When you hear the term ‘copyright', perhaps it calls to mind something that only really applies to lawyers and big companies. But if you think about it, copyrights provide you with a guarantee of quality - the quality that the creator intended - and they help creative people go on being creative.
Copyright protects creativity by giving whoever creates an original work control over how that work is used and distributed. Stories matter to people and, as a result, there will always be a demand for them. The question is how those stories will be told if no one is willing to pay entertainers for them.
What is piracy?
Anyone who sells, obtains, copies or distributes copyrighted materials without permission of the copyright owner is a pirate. So downloading a movie without paying for it is morally similar to walking into a store and stealing a DVD off the shelf. And sharing it through peer-to-peer applications or posting it on a forum for downloading is like giving illegal copies to people for free - possibly millions of them. Piracy is committed in many ways, including the downloading and swapping of movies on the internet, and on the streets, where illegally duplicated DVDs are sold by dodgy dealers and street vendors.
What does it cost the NZ entertainment industry?
The film industry reckons the losses caused by piracy total more than a massive $70 million a year. That represents nearly half of the annual national box office and is about 25 percent of the size of the legal market. This includes illegal downloading and the distribution of films.
What's being done?
NZFACT is helping to fight piracy by educating people about its effects, taking action against internet thieves and disc pirates, working with the police around the world to root out pirate operations and working to ensure movies are available legally using new technologies.
What can I do?
Not many people would dream of shoplifting a DVD from a shop.
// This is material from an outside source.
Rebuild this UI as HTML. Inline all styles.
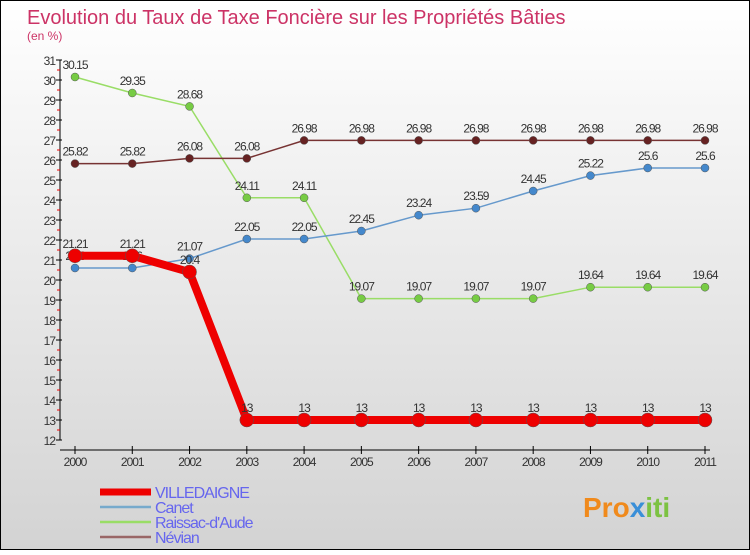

But for some reason, some people wouldn't think twice about downloading a copy of a movie they didn't pay for from the internet. Or about buying a movie from a dodgy dealer, but not from an authorised outlet. Why? Perhaps it's because the movie industry produces creative intangible products - intellectual property - as opposed to products that people can touch and feel. For some reason, this makes some people feel more comfortable about the act of taking something without paying for it.
Online safety tips to stop movie piracy
NZFACT encourages you to remember these simple online safety tips:
1Watch out for titles ‘too new to be true': Movies that haven't come out in New Zealand cinemas yet, or which are still showing in cinemas, will not usually be available on DVD. If very recent titles are being sold on DVD on an auction site or local online retail sites, they are most likely pirated. Pirates also make ‘spoofs' of titles available on peer-to-peer networks, so what you think you are downloading might be a fake.
2Remember: ‘You get what you pay for': Even if you're hoping to see your favorite movie titles at a discounted price, the extremely low prices offered on some websites might indicate pirated product.
3Read the label: Once your DVD arrives, look at the packaging carefully and beware of products that don't look genuine. Poor quality print on the disc's surface and sleeve cover, as well as the lack of original artwork and any missing studio, publisher and distributor logos on the disc and packaging, usually suggest the product is pirated.
4There's no legal way of downloading movies in NZ:Ensure that the DVD you are watching is both classified and rated. There is continuing evidence that movies not rated by the Film and Video Labelling Body have adult pornography on the DVD and not the movie title that was indicated (sometimes written in pen!).